In the right hand corner of this room, you'll see a rather odd, very tall strip of paper with a lot of heads on it [1] of varying quality, some carefully finished and some more like a doodle. This was something that we found in the last cluster of Leonid's papers that we catalogued. It was in a roll of several rolls of tracing paper – some of them tracings of large paintings that were important works, which he evidently wanted to copy, or potentially be able to copy. So he made the tracings from the originals, before they were packed up to be transported from Germany to England.
But on this piece of paper, what you have is [something quite different. It gradually became apparent that it was] a series of studies of Pushkin. At the top of the strip, the two most careful heads [2 – detail from 1] are his own studies of how the real Pushkin might have looked, [based on two contemporary portraits that became the basis of later cliché derivatives [3]. The one on the right, the biggest of all the heads, has something about the eyes which reminds me of Leonid’s drawings of my mother.

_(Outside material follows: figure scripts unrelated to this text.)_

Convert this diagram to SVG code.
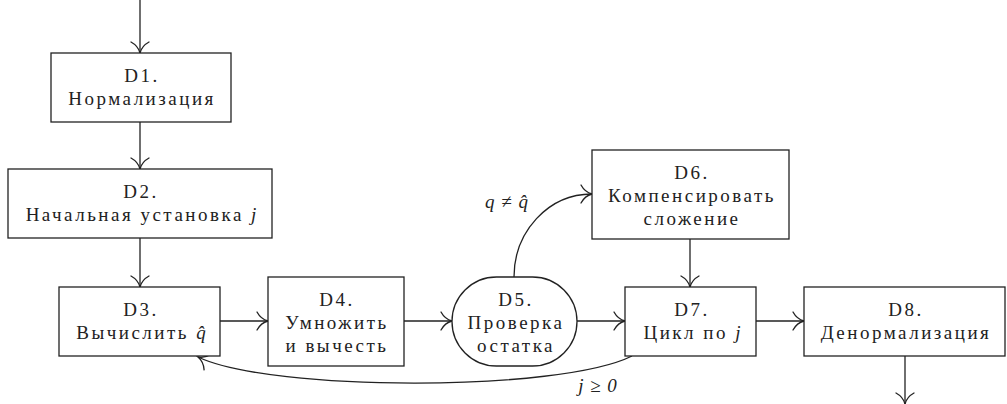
<svg xmlns="http://www.w3.org/2000/svg" width="1007" height="404" viewBox="0 0 1007 404">
<defs>
<marker id="arr" markerUnits="userSpaceOnUse" markerWidth="16" markerHeight="22" viewBox="-13 -11 16 22" refX="0" refY="0" orient="auto">
<path d="M -11 -9 C -8 -3.5 -3 -0.8 0 0 C -3 0.8 -8 3.5 -11 9" fill="none" stroke="#222" stroke-width="1.3" stroke-linecap="round"/>
</marker>
<style>
.box{fill:#fff;stroke:#222;stroke-width:1.3}
.c{fill:none;stroke:#222;stroke-width:1.3;marker-end:url(#arr)}
text{font-family:"Liberation Serif","DejaVu Serif",serif;font-size:19px;fill:#222;text-anchor:middle;letter-spacing:2.5px}
.m{font-style:italic;letter-spacing:1px}
.v{font-style:italic;letter-spacing:0}
</style>
</defs>
<rect width="1007" height="404" fill="#fff"/>
<g id="connectors">
<path class="c" d="M140 0 V53"/>
<path class="c" d="M140 122 V169"/>
<path class="c" d="M140 238 V287"/>
<path class="c" d="M220 321 H268"/>
<path class="c" d="M404 321 H452"/>
<path class="c" d="M577 321 H625"/>
<path class="c" d="M756 321 H804"/>
<path class="c" d="M690 239 V287"/>
<path class="c" d="M905 356 V404"/>
<path class="c" d="M514 277 C514 232 548 194 592 194"/>
<path class="c" d="M632 356 C560 392 272 392 198 357"/>
<text x="507" y="208" class="m">q ≠ q̂</text>
<text x="598" y="392" class="m">j ≥ 0</text>
</g>
<g id="D1"><rect class="box" x="51" y="53" width="180" height="69"/><text x="142" y="82">D1.</text><text x="142" y="105">Нормализация</text></g>
<g id="D2"><rect class="box" x="8" y="169" width="264" height="69"/><text x="141" y="198">D2.</text><text x="141" y="221">Начальная установка <tspan class="v">j</tspan></text></g>
<g id="D3"><rect class="box" x="59" y="287" width="161" height="69"/><text x="141" y="316">D3.</text><text x="141" y="339">Вычислить <tspan class="v">q̂</tspan></text></g>
<g id="D4"><rect class="box" x="268" y="277" width="136" height="89"/><text x="337" y="306">D4.</text><text x="337" y="329">Умножить</text><text x="337" y="352">и вычесть</text></g>
<g id="D5"><rect class="box" x="452" y="277" width="125" height="89" rx="44.5" ry="44.5"/><text x="516" y="306">D5.</text><text x="516" y="329">Проверка</text><text x="516" y="352">остатка</text></g>
<g id="D6"><rect class="box" x="592" y="150" width="197" height="89"/><text x="692" y="179">D6.</text><text x="692" y="202">Компенсировать</text><text x="692" y="225">сложение</text></g>
<g id="D7"><rect class="box" x="625" y="287" width="131" height="69"/><text x="692" y="316">D7.</text><text x="692" y="339">Цикл по <tspan class="v">j</tspan></text></g>
<g id="D8"><rect class="box" x="804" y="287" width="201" height="69"/><text x="906" y="316">D8.</text><text x="906" y="339">Денормализация</text></g>
</svg>
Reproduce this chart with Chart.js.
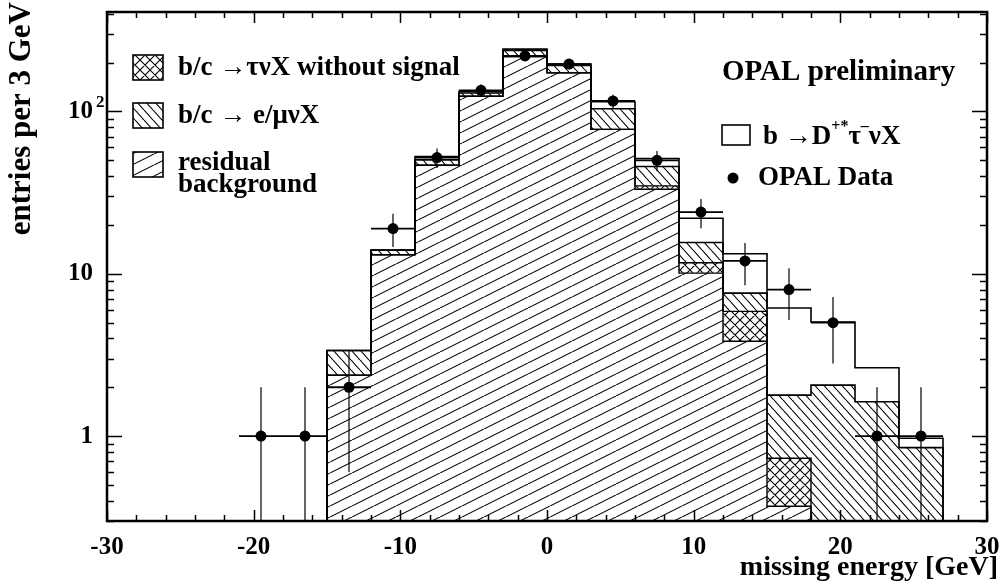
<!DOCTYPE html>
<html><head><meta charset="utf-8">
<script src="https://cdn.jsdelivr.net/npm/chart.js@4.4.1/dist/chart.umd.min.js"></script>
<style>html,body{margin:0;padding:0;background:#fff}#wrap{width:1002px;height:584px;position:relative}</style>
</head><body><div id="wrap"><canvas id="c" width="1002" height="584"></canvas></div>
<script>
// ---- data ----
const binCenters = [-13.5,-10.5,-7.5,-4.5,-1.5,1.5,4.5,7.5,10.5,13.5,16.5,19.5,22.5,25.5];
const residualBg = [2.37,13.1,46.6,124,218,173,77.6,33.2,10.1,3.84,0.37,0,0,0];
const tauBg      = [0,0,0,0,0,0,0,1.6,1.6,2.03,0.36,0,0,0];
const emuBg      = [1.0,0.9,3.7,6,20,19,26.4,11,3.9,1.73,1.06,2.06,1.63,0.85];
const signal     = [0,0,2.4,3,4,4,10.7,5.5,6.4,5.7,4.37,2.99,1.01,0.12];
const dataX   = [-19.5,-16.5,-13.5,-10.5,-7.5,-4.5,-1.5,1.5,4.5,7.5,10.5,13.5,16.5,19.5,22.5,25.5];
const dataY   = [1,1,2,19,52,135,220,196,116,50,24,12,8,5,1,1];
const dataErr = [1,1,1.4,4.4,7.2,11.6,14.8,14,10.8,7.1,4.9,3.5,2.8,2.2,1,1];
const binWidth = 3;
const xTickValues = [-30,-20,-10,0,10,20,30];
const yTickValues = [1,10,100];
const yTickLabels = ['1','10','10'];
const yTickExponents = ['','','2'];
const legendLabels = ['b/c \u2192\u03C4\u03BDX without signal','b/c \u2192 e/\u03BC\u03BDX','residual','background'];

// ---- derived ----
const FLOOR = 0.01;
const cum1 = residualBg.slice();
const cum2 = cum1.map((v,i)=>v+tauBg[i]);
const cum3 = cum2.map((v,i)=>v+emuBg[i]);
const cum4 = cum3.map((v,i)=>v+signal[i]);
const zeros = binCenters.map(()=>0);
function bars(lo, hi){
  const out=[];
  binCenters.forEach((c,i)=>{ if(hi[i]>lo[i]) out.push({x:c,y:[lo[i]>0?lo[i]:FLOOR,hi[i]]}); });
  return out;
}
function outline(cum){
  const h=binWidth/2, n=binCenters.length;
  const pts=[{x:binCenters[0]-h,y:FLOOR}];
  cum.forEach((v,i)=>pts.push({x:binCenters[i]-h,y:v>0?v:FLOOR}));
  pts.push({x:binCenters[n-1]+h,y:cum[n-1]>0?cum[n-1]:FLOOR});
  pts.push({x:binCenters[n-1]+h,y:FLOOR});
  return pts;
}

const canvas=document.getElementById('c');
const mainCtx=canvas.getContext('2d');
function makePattern(kind){
  const c=document.createElement('canvas');
  let w,h;
  if(kind==='res'){w=22;h=11;} else if(kind==='emu'){w=9;h=10;} else {w=10;h=10;}
  c.width=w;c.height=h;
  const g=c.getContext('2d');
  g.fillStyle='#fff';g.fillRect(0,0,w,h);
  g.strokeStyle='#000';g.lineWidth=1.1;
  g.beginPath();
  for(const d of [-w,0,w]){
    if(kind==='res'){g.moveTo(d,h);g.lineTo(d+w,0);}
    else if(kind==='emu'){g.moveTo(d,0);g.lineTo(d+w,h);}
    else {g.moveTo(d,0);g.lineTo(d+w,h);g.moveTo(d,h);g.lineTo(d+w,0);}
  }
  g.stroke();
  return mainCtx.createPattern(c,'repeat');
}
const patRes=makePattern('res'), patEmu=makePattern('emu'), patTau=makePattern('tau');

const FONT='Liberation Serif';
const f=(s)=>'bold '+s+'px "'+FONT+'"';
const decor = {
  id:'decor',
  afterDatasetsDraw(chart){
    const {ctx, chartArea:a, scales:{x,y}} = chart;
    ctx.save();
    ctx.beginPath(); ctx.rect(a.left,a.top,a.right-a.left,a.bottom-a.top); ctx.clip();
    ctx.strokeStyle='#000';
    dataX.forEach((xv,i)=>{
      const px=x.getPixelForValue(xv), py=y.getPixelForValue(dataY[i]);
      const x0=x.getPixelForValue(xv-binWidth/2), x1=x.getPixelForValue(xv+binWidth/2);
      const lo=dataY[i]-dataErr[i];
      const y0= lo>0 ? y.getPixelForValue(lo) : a.bottom+5;
      const y1= y.getPixelForValue(dataY[i]+dataErr[i]);
      ctx.lineWidth=1.8; ctx.beginPath(); ctx.moveTo(x0,py); ctx.lineTo(x1,py); ctx.stroke();
      ctx.lineWidth=1.2; ctx.beginPath(); ctx.moveTo(px,y0); ctx.lineTo(px,y1); ctx.stroke();
    });
    ctx.restore();
  },
  afterDraw(chart){
    const {ctx, chartArea:a, scales:{x,y}} = chart;
    ctx.save();
    ctx.strokeStyle='#000'; ctx.lineWidth=2.5;
    ctx.strokeRect(a.left,a.top,a.right-a.left,a.bottom-a.top);
    // x ticks (inward, bottom and top)
    ctx.lineWidth=1.5; ctx.beginPath();
    for(let v=x.min; v<=x.max+1e-9; v+=2){
      const px=Math.round(x.getPixelForValue(v))+0.5;
      const len = xTickValues.includes(v)?11:6;
      ctx.moveTo(px,a.bottom); ctx.lineTo(px,a.bottom-len);
      ctx.moveTo(px,a.top); ctx.lineTo(px,a.top+len);
    }
    // y ticks (inward, left and right)
    for(let e=-1; e<=2; e++){
      for(let m=1; m<=9; m++){
        const v=m*Math.pow(10,e);
        if(v<y.min||v>y.max) continue;
        const py=Math.round(y.getPixelForValue(v))+0.5;
        const len = m===1?15:7;
        ctx.moveTo(a.left,py); ctx.lineTo(a.left+len,py);
        ctx.moveTo(a.right,py); ctx.lineTo(a.right-len,py);
      }
    }
    ctx.stroke();
    ctx.fillStyle='#000';
    // exponent of the 10^2 tick label
    yTickValues.forEach((v,i)=>{ if(yTickExponents[i]){ ctx.font=f(17); ctx.textAlign='left'; ctx.textBaseline='middle';
      ctx.fillText(yTickExponents[i],96,y.getPixelForValue(v)-9);} });
    // axis titles
    ctx.font=f(28); ctx.textBaseline='middle';
    ctx.textAlign='right'; ctx.fillText('missing energy [GeV]',998,568);
    ctx.font=f(31);
    ctx.save(); ctx.translate(22,2); ctx.rotate(-Math.PI/2); ctx.textAlign='right'; ctx.fillText('entries per 3 GeV',0,0); ctx.restore();
    // legends
    ctx.textBaseline='middle'; ctx.textAlign='left';
    const box=(bx,by,w,h,fill)=>{ctx.fillStyle=fill;ctx.fillRect(bx,by,w,h);ctx.lineWidth=1.6;ctx.strokeStyle='#000';ctx.strokeRect(bx,by,w,h);ctx.fillStyle='#000';};
    box(133,55,30,25,patTau); box(133,103,30,25,patEmu); box(133,152,30,25,patRes);
    ctx.font=f(27);
    ctx.fillText(legendLabels[0],178,68);
    ctx.fillText(legendLabels[1],178,116);
    ctx.fillText(legendLabels[2],178,163);
    ctx.fillText(legendLabels[3],178,185);
    ctx.font=f(29);
    ctx.fillText('OPAL preliminary',722,73);
    box(722,125,28,20,'#fff');
    let tx=763; const ty=137;
    const seg=(t,size,dy)=>{ctx.font=f(size);ctx.fillText(t,tx,ty+dy);tx+=ctx.measureText(t).width;};
    seg('b \u2192D',27,0); seg('+*',16,-10); seg('\u03C4',27,0); seg('\u2013',16,-10); seg('\u03BDX',27,0);
    ctx.beginPath(); ctx.arc(733,178,5.5,0,Math.PI*2); ctx.fill();
    ctx.font=f(27); ctx.fillText('OPAL Data',758,178);
    ctx.restore();
  }
};

const lineDs=(cum,lw)=>({type:'line',data:outline(cum),stepped:'before',borderColor:'#000',borderWidth:lw,pointRadius:0,fill:false,order:5});
new Chart(canvas,{
  type:'bar',
  data:{datasets:[
    {label:'residual background',data:bars(zeros,cum1),backgroundColor:patRes,borderWidth:0,grouped:false,barPercentage:1,categoryPercentage:1,order:10},
    {label:'b/c -> tau nu X without signal',data:bars(cum1,cum2),backgroundColor:patTau,borderWidth:0,grouped:false,barPercentage:1,categoryPercentage:1,order:10},
    {label:'b/c -> e/mu nu X',data:bars(cum2,cum3),backgroundColor:patEmu,borderWidth:0,grouped:false,barPercentage:1,categoryPercentage:1,order:10},
    {label:'b -> D tau nu X',data:bars(cum3,cum4),backgroundColor:'#fff',borderWidth:0,grouped:false,barPercentage:1,categoryPercentage:1,order:10},
    lineDs(cum1,1.4), lineDs(cum2,1.4), lineDs(cum3,1.6), lineDs(cum4,1.6),
    {type:'line',label:'OPAL Data',data:dataX.map((v,i)=>({x:v,y:dataY[i]})),showLine:false,pointRadius:5.5,pointBackgroundColor:'#000',pointBorderColor:'#000',pointBorderWidth:0,order:1}
  ]},
  options:{
    responsive:false, animation:false, events:[],
    layout:{padding:{left:0,right:15,top:12,bottom:0}},
    plugins:{legend:{display:false},tooltip:{enabled:false}},
    scales:{
      x:{type:'linear',min:-30,max:30,offset:false,grid:{display:false},border:{display:false},
        ticks:{stepSize:10,autoSkip:false,maxRotation:0,color:'#000',padding:4,font:{family:FONT,size:25,weight:'bold'},
          callback:(v)=>xTickValues.includes(v)?String(v):''},
        afterFit:(s)=>{s.height=63; s.paddingLeft=0; s.paddingRight=0;}
      },
      y:{type:'logarithmic',min:0.31,max:410,grid:{display:false},border:{display:false},
        ticks:{autoSkip:false,color:'#000',padding:6,font:{family:FONT,size:25,weight:'bold'},
          callback:(v)=>{const k=yTickValues.indexOf(v);return k>=0?yTickLabels[k]:'';}},
        afterFit:(s)=>{s.width=107; s.paddingTop=0; s.paddingBottom=0;}
      }
    }
  },
  plugins:[decor]
});
</script></body></html>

It’s also quite clear that some of them are straightforward [copies of Pushkin's own doodled self-caricatures [3, 4]. which he famously drew in the margins of his manuscripts.
And one of them, which is in the centre, [lying horizontally] towards the bottom third of the sheet, is actually a copy of a contemporary drawing of Pushkin on his deathbed [5, 6], made at the time of his death. Leonid has just copied it.
In the basement gallery, you'll see that Leonid [composed] another picture of Pushkin where he's used Boris as his model.[7] [This is Pushkin, writing a poem to his old Nurse (which he did).] So that's a whole series: of Pushkin by Pushkin; Pushkin via Lydia, and Pushkin via Boris, by Leonid, in this house.